2) The available interest rate under the contract of 7.5% is approximately 1/2% higher than the current treasury bill rate and higher than the most favorable current rate available in a bank certificate of deposit for the five-year period. The interest earned by funds deposited with the surrogate would fluctuate with market rates over the five-year period, whereas the contract proposed for purchase will have a fixed interest rate of 7.5%. Obviously we cannot know whether interest rates over the period will average more or less than the 7.5% offered under the contract. The guardian ad litem appointed by the court for purposes of this settlement indicated that she was not aware of the alternative investment possibilities and could not make an election. Counsel for the guardian, representing the interest of the infant, strongly urged the fixed interest rate rather than the fluctuating interest rate.

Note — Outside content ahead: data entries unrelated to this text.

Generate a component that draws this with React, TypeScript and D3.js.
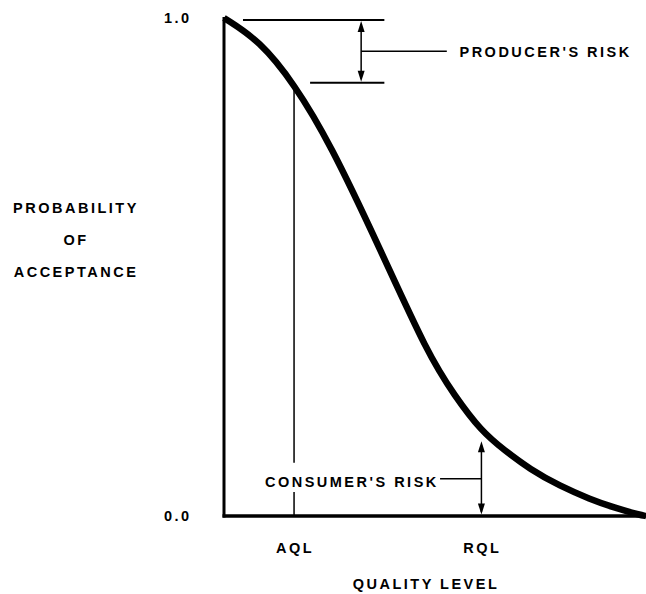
import React from 'react';
import * as d3 from 'd3';

// OC curve: quality level (0-100 arbitrary units) vs probability of acceptance
const qualityLevel = [0, 8.5, 16.6, 25.1, 37.0, 48.3, 54.7, 60.9, 66.6, 72.5, 79.6, 86.7, 92.7, 98.6, 100];
const probAccept = [1.0, 0.954, 0.868, 0.749, 0.536, 0.325, 0.241, 0.171, 0.131, 0.094, 0.06, 0.034, 0.016, 0.002, 0.0];

const yTickValues = [0, 1];
const yTickLabels = ['0.0', '1.0'];
const markerNames = ['AQL', 'RQL'];
const markerValues = [16.6, 61];
const producerRisk = 0.13;
const consumerRisk = 0.15;
const yTitle = ['PROBABILITY', 'OF', 'ACCEPTANCE'];
const xTitle = 'QUALITY LEVEL';
const producerLabel = "PRODUCER'S RISK";
const consumerLabel = "CONSUMER'S RISK";

const W = 646;
const H = 594;
const FONT = "'Liberation Sans', Arial, Helvetica, sans-serif";

export default function App() {
  const x = d3.scaleLinear().domain([0, 100]).range([224, 646]);
  const y = d3.scaleLinear().domain([0, 1]).range([516, 18]);

  const pts = qualityLevel.map((q, i) => [q, probAccept[i]] as [number, number]);
  const line = d3
    .line<[number, number]>()
    .x((d) => x(d[0]))
    .y((d) => y(d[1]))
    .curve(d3.curveBasis);

  const aql = markerValues[0];
  const rql = markerValues[1];
  const aqlP = 1 - producerRisk;

  const textStyle: React.CSSProperties = {
    fontFamily: FONT,
    fontWeight: 700,
    fontSize: 14.5,
    letterSpacing: 2.5,
  };

  const arrowUp = (cx: number, tipY: number) =>
    `M${cx},${tipY} L${cx - 3.5},${tipY + 11} L${cx + 3.5},${tipY + 11} Z`;
  const arrowDown = (cx: number, tipY: number) =>
    `M${cx},${tipY} L${cx - 3.5},${tipY - 11} L${cx + 3.5},${tipY - 11} Z`;

  // producer's risk annotation
  const prArrowX = x(32.5);
  const prTop = y(1) + 2;
  const prBot = y(aqlP);
  const prMid = (prTop + prBot) / 2;

  // consumer's risk annotation
  const crX = x(rql);
  const crTop = y(consumerRisk);
  const crBot = y(0);
  const crMid = y(consumerRisk / 2);

  return (
    <svg
      width={W}
      height={H}
      viewBox={`0 0 ${W} ${H}`}
      style={{ position: 'absolute', left: 0, top: 0, background: '#fff' }}
    >
      <rect x={0} y={0} width={W} height={H} fill="#fff" />

      {/* AQL vertical reference line (broken around consumer label) */}
      <line x1={x(aql)} x2={x(aql)} y1={y(aqlP)} y2={y(0.107)} stroke="#000" strokeWidth={1.5} />
      <line x1={x(aql)} x2={x(aql)} y1={y(0.048)} y2={y(0)} stroke="#000" strokeWidth={1.5} />

      {/* axes */}
      <line x1={x(0)} x2={x(0)} y1={y(1) - 1} y2={y(0) + 1.5} stroke="#000" strokeWidth={3} />
      <line x1={x(0) - 1.5} x2={x(100)} y1={y(0)} y2={y(0)} stroke="#000" strokeWidth={3.5} />

      {/* OC curve */}
      <path d={line(pts) || ''} fill="none" stroke="#000" strokeWidth={6.5} strokeLinejoin="round" />

      {/* y tick labels */}
      {yTickValues.map((v, i) => (
        <text key={i} x={164} y={y(v) + 5} style={textStyle} fill="#000">
          {yTickLabels[i]}
        </text>
      ))}

      {/* y title */}
      {yTitle.map((t, i) => (
        <text key={t} x={76} y={213 + i * 32} textAnchor="middle" style={textStyle} fill="#000">
          {t}
        </text>
      ))}

      {/* x markers */}
      {markerNames.map((n, i) => (
        <text key={n} x={x(markerValues[i]) + 1} y={553} textAnchor="middle" style={textStyle} fill="#000">
          {n}
        </text>
      ))}

      {/* x title */}
      <text x={426} y={589} textAnchor="middle" style={textStyle} fill="#000">
        {xTitle}
      </text>

      {/* producer's risk */}
      <line x1={x(4.5)} x2={x(38)} y1={prTop} y2={prTop} stroke="#000" strokeWidth={2} />
      <line x1={x(20.4)} x2={x(38)} y1={prBot} y2={prBot} stroke="#000" strokeWidth={2} />
      <line x1={prArrowX} x2={prArrowX} y1={prTop + 4} y2={prBot - 4} stroke="#000" strokeWidth={1.5} />
      <path d={arrowUp(prArrowX, prTop + 1)} fill="#000" />
      <path d={arrowDown(prArrowX, prBot - 1)} fill="#000" />
      <line x1={prArrowX} x2={x(52.8)} y1={prMid} y2={prMid} stroke="#000" strokeWidth={1.5} />
      <text x={x(55.8)} y={prMid + 5.5} style={textStyle} fill="#000">
        {producerLabel}
      </text>

      {/* consumer's risk */}
      <line x1={crX} x2={crX} y1={crTop + 4} y2={crBot - 4} stroke="#000" strokeWidth={1.5} />
      <path d={arrowUp(crX, crTop)} fill="#000" />
      <path d={arrowDown(crX, crBot - 1.5)} fill="#000" />
      <line x1={x(51.2)} x2={crX} y1={crMid} y2={crMid} stroke="#000" strokeWidth={1.5} />
      <text x={x(50.9)} y={crMid + 8} textAnchor="end" style={textStyle} fill="#000">
        {consumerLabel}
      </text>
    </svg>
  );
}
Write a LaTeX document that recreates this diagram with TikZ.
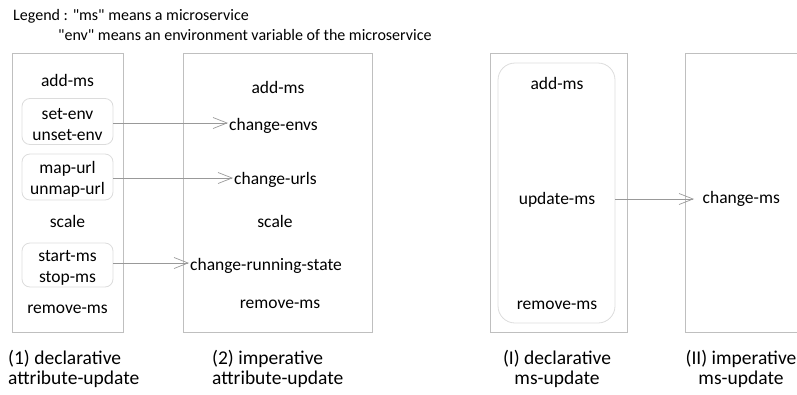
\documentclass[tikz,border=0pt]{standalone}
\usepackage{fontspec}
\setmainfont{Carlito}[Ligatures=TeXOff]
\usetikzlibrary{arrows.meta}
\definecolor{boxgray}{HTML}{BFBFBF}
\definecolor{innergray}{HTML}{DCDCDC}
\definecolor{arrgray}{HTML}{999999}
\newcommand{\topstrut}{\rule{0pt}{17pt}}
\tikzset{
  outerbox/.style={draw=boxgray, line width=0.8pt},
  innerbox/.style={draw=innergray, line width=0.8pt, rounded corners=8pt},
  item/.style={inner sep=1pt, font=\fontsize{17.5}{21}\selectfont, text height=0.72em, text depth=0.22em},
  pairbox/.style={draw=innergray, line width=0.8pt, rounded corners=8pt, minimum width=91pt, minimum height=46pt, inner sep=0pt, align=center, font=\fontsize{17.5}{21}\selectfont},
  conn/.style={draw=arrgray, line width=0.7pt, -{Straight Barb[length=14pt, width=11pt, line width=0.7pt]}},
  caption/.style={inner sep=0pt, font=\fontsize{19.5}{20}\selectfont},
  legendtxt/.style={inner sep=0pt, anchor=base west, font=\fontsize{16}{19}\selectfont}
}
\begin{document}
\begin{tikzpicture}[x=1pt, y=-1pt]
\useasboundingbox (0,0) rectangle (797,394);
\clip (0,0) rectangle (797,394);
% legend
\node[legendtxt] (leg1) at (13,20.5) {Legend : "ms" means a microservice};
\node[legendtxt] (leg2) at (58,40) {"env" means an environment variable of the microservice};
% outer boxes
\draw[outerbox] (12,53) rectangle (123,332);
\draw[outerbox] (183,53) rectangle (372,332);
\draw[outerbox] (490,53) rectangle (627,332);
\draw[outerbox] (800,53) -- (685,53) -- (685,332) -- (800,332);
% box 1
\node[item] (a1) at (67.5,83.5) {add-ms};
\node[pairbox] (r1) at (67.5,121.5) {\topstrut set-env\\unset-env};
\node[pairbox] (r2) at (67.5,177) {\topstrut map-url\\unmap-url};
\node[item] (s1) at (67.5,225) {scale};
\node[pairbox, minimum height=44pt] (r3) at (67.5,265) {\topstrut start-ms\\stop-ms};
\node[item] (rm1) at (67.5,310.5) {remove-ms};
% box 2
\node[item] (a2) at (278,90.5) {add-ms};
\node[item, anchor=west] (envs) at (228,127.5) {change-envs};
\node[item, anchor=west] (urls) at (233,182) {change-urls};
\node[item] (s2) at (275,225) {scale};
\node[item, anchor=west] (run) at (189,267.5) {change-running-state};
\node[item] (rm2) at (280,305.5) {remove-ms};
% box 3
\node[innerbox, minimum width=117pt, minimum height=260pt, rounded corners=17pt] (big) at (556.5,193) {};
\node[item] (a3) at (557,86.5) {add-ms};
\node[item] (upd) at (557,201.5) {update-ms};
\node[item] (rm3) at (557,306.5) {remove-ms};
% box 4
\node[item, anchor=west] (chg) at (701.5,200.5) {change-ms};
% connectors
\draw[conn] (r1.east |- 0,123) -- (envs.west |- 0,123);
\draw[conn] (r2.east |- 0,178) -- (urls.west |- 0,178);
\draw[conn] (r3.east |- 0,263) -- (run.west |- 0,263);
\draw[conn] (big.east |- 0,199) -- ([xshift=-7.5pt]chg.west |- 0,199);
% captions
\node[caption, anchor=base west, align=left] (c1) at (8,384) {(1) declarative\\attribute-update};
\node[caption, anchor=base west, align=left] (c2) at (212,384) {(2) imperative\\attribute-update};
\node[caption, anchor=base, align=center] (c3) at (557,384) {(I) declarative\\ms-update};
\node[caption, anchor=base, align=center] (c4) at (741,384) {(II) imperative\\ms-update};
\end{tikzpicture}
\end{document}
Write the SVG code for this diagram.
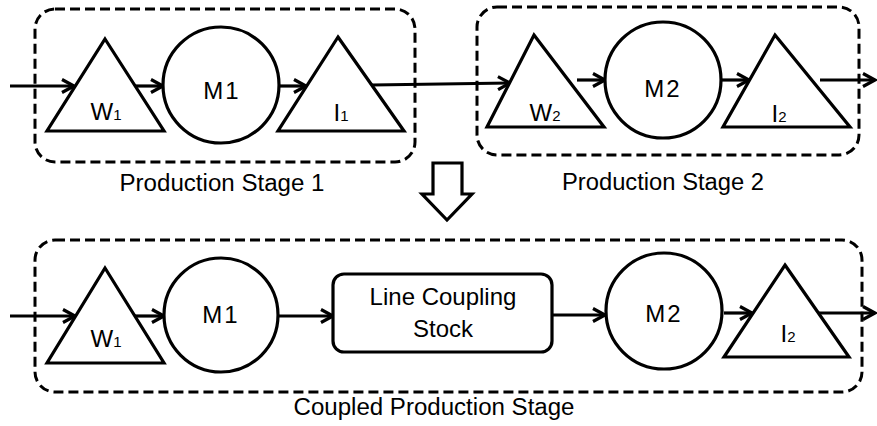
<svg xmlns="http://www.w3.org/2000/svg" width="877" height="426" viewBox="0 0 877 426">
<style>
.stage{fill:none;stroke:#000;stroke-width:3;stroke-dasharray:10 5}
.shape{fill:#fff;stroke:#000;stroke-width:3.2;stroke-linejoin:miter}
.lbl{font-family:"Liberation Sans",Arial,sans-serif;font-size:24px;fill:#000;text-anchor:middle}
.cap{font-family:"Liberation Sans",Arial,sans-serif;font-size:23px;fill:#000;text-anchor:middle}
.sub{font-size:15px}
.conn line{stroke:#000;stroke-width:3.2;marker-end:url(#arr)}
</style>
<defs>
<marker id="arr" viewBox="0 0 16 16" refX="14" refY="8" markerWidth="16" markerHeight="16" markerUnits="userSpaceOnUse" orient="auto">
<path d="M2,1.5 L14,8 L2,14.5" fill="none" stroke="#000" stroke-width="3.2"/>
</marker>
</defs>
<rect fill="#fff" x="0" y="0" width="877" height="426"/>

<g id="stage1">
<rect class="stage" x="35" y="9" width="380" height="153" rx="20"/>
<text class="cap" x="222" y="191" textLength="205" lengthAdjust="spacingAndGlyphs">Production Stage 1</text>
</g>
<g id="stage2">
<rect class="stage" x="477" y="7" width="382" height="148" rx="20"/>
<text class="cap" x="663" y="190" textLength="202" lengthAdjust="spacingAndGlyphs">Production Stage 2</text>
</g>
<g id="coupled">
<rect class="stage" x="35" y="240" width="827" height="152" rx="20"/>
<text class="cap" x="434" y="415" textLength="281" lengthAdjust="spacingAndGlyphs">Coupled Production Stage</text>
</g>

<g class="conn">
<line x1="10" y1="86" x2="74" y2="86"/>
<line x1="135" y1="86" x2="163" y2="86"/>
<line x1="279" y1="86" x2="306" y2="86"/>
<line x1="372" y1="85" x2="510" y2="83"/>
<line x1="577" y1="80" x2="605" y2="80"/>
<line x1="722" y1="80" x2="749" y2="80"/>
<line x1="820" y1="80" x2="875" y2="80"/>
<line x1="10" y1="316" x2="75" y2="316"/>
<line x1="135" y1="316" x2="164" y2="316"/>
<line x1="278" y1="316" x2="333" y2="316"/>
<line x1="552" y1="315" x2="605" y2="315"/>
<line x1="724" y1="313" x2="752" y2="313"/>
<line x1="818" y1="313" x2="875" y2="313"/>
</g>

<g id="W1-top">
<polygon class="shape" points="105,39 164,131 47,131"/>
<text class="lbl" x="106" y="120">W<tspan class="sub">1</tspan></text>
</g>
<g id="M1-top">
<circle class="shape" cx="221" cy="85" r="58"/>
<text class="lbl" x="222" y="99" letter-spacing="2">M1</text>
</g>
<g id="I1-top">
<polygon class="shape" points="338,37 404,131 278,131"/>
<text class="lbl" x="341" y="121">I<tspan class="sub">1</tspan></text>
</g>
<g id="W2-top">
<polygon class="shape" points="534,35 604,127 487,127"/>
<text class="lbl" x="545" y="121">W<tspan class="sub">2</tspan></text>
</g>
<g id="M2-top">
<circle class="shape" cx="663" cy="80" r="58"/>
<text class="lbl" x="663" y="97" letter-spacing="2">M2</text>
</g>
<g id="I2-top">
<polygon class="shape" points="775,35 850,127 723,127"/>
<text class="lbl" x="779" y="122">I<tspan class="sub">2</tspan></text>
</g>

<g id="down-arrow">
<polygon class="shape" points="433,163 462,163 462,194 472,194 447,220 422,194 433,194"/>
</g>

<g id="W1-bottom">
<polygon class="shape" points="105,268 164,363 47,363"/>
<text class="lbl" x="106" y="347">W<tspan class="sub">1</tspan></text>
</g>
<g id="M1-bottom">
<circle class="shape" cx="221" cy="315" r="57"/>
<text class="lbl" x="221" y="323" letter-spacing="2">M1</text>
</g>
<g id="coupling-stock">
<rect class="shape" x="333" y="274" width="219" height="78" rx="11"/>
<text class="lbl" x="443" y="305">Line Coupling</text>
<text class="lbl" x="443" y="337">Stock</text>
</g>
<g id="M2-bottom">
<circle class="shape" cx="664" cy="311" r="58"/>
<text class="lbl" x="664" y="322" letter-spacing="2">M2</text>
</g>
<g id="I2-bottom">
<polygon class="shape" points="785,265 849,357 724,357"/>
<text class="lbl" x="788" y="342">I<tspan class="sub">2</tspan></text>
</g>
</svg>
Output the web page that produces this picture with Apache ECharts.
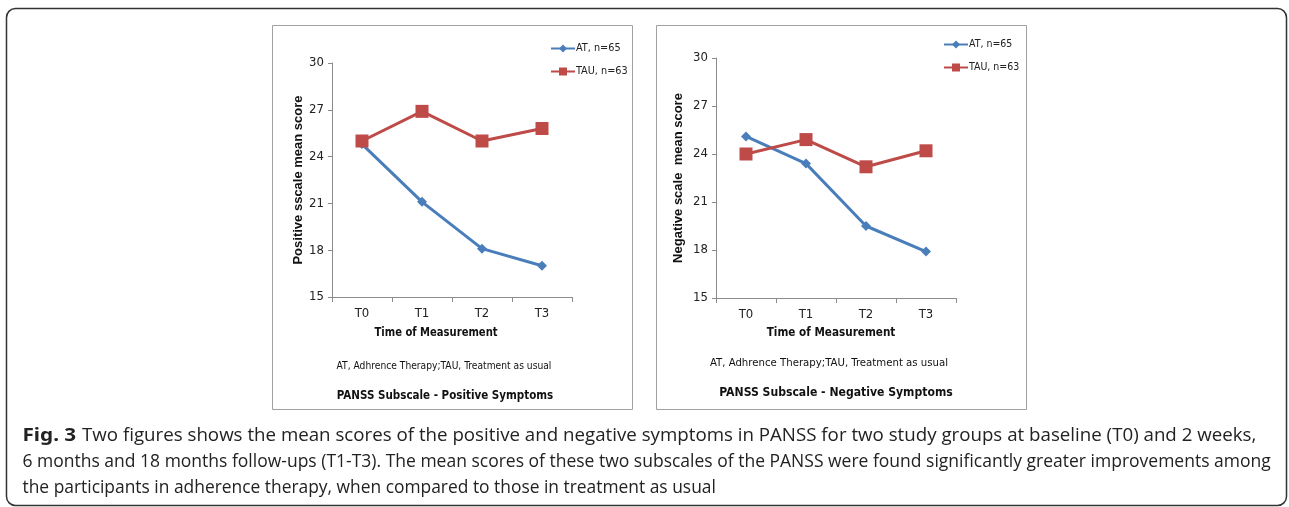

3) The court has considered that funds invested in the contract will be totally unavailable to the minor until she reaches the age of 18, whereas funds deposited with the surrogate are available under appropriate circumstances, for good cause, to be withdrawn. See N.J.S.A. 22A:2-30, as cited in Matter of Conda, supra, 104 N.J. at 173-174. Here the child's mother testified that she was aware of her obligation and anticipated being able to support the minor. There is nothing in the record to indicate that there would be any emergent need of the funds for the benefit of the minor during the next five years. In addition, the minor's continued residence in Santo Domingo with her mother, which is what the mother testified is contemplated, would make it cumbersome and inconvenient, as well as expensive, to apply for any withdrawal of funds on deposit with the surrogate. Thus any advantage that is theoretically found in the availability of the withdrawal option is not a practical one in this case. Indeed, the unavailability of the funds for withdrawal might be seen as an advantage to the contract option.

[219 NJSuper Page 687]

4) Under the new tax law, monies held for the benefit of a minor under the age of 14 are taxable at the parent's applicable rate. There is no information available to the court with respect to what the mother or the father's tax brackets are. It is a matter of record that the minor's parents are divorced and the mother is remarried. Thus even if the applicable tax rate is no higher than that otherwise applicable, the complications of allocating the tax between the parents and the potential for confusion, if not argument, between the parents individually and as against the Internal Revenue Service are noted. The annuity contract, by contrast, imposes no tax consequence upon the earnings until after their withdrawal by the child at the age of majority.

Based upon these factors, the proposed contract would appear to be a favorable option in this case, if it were a permissible option. The court concludes that at present, it is not. This form of investment of the minor's proceeds may well be permitted in the future by court rule, or by legislative action. But at present it is not within the discretionary power of a trial court. That there is no objecting party is not a sufficient basis for expanding the power of the court.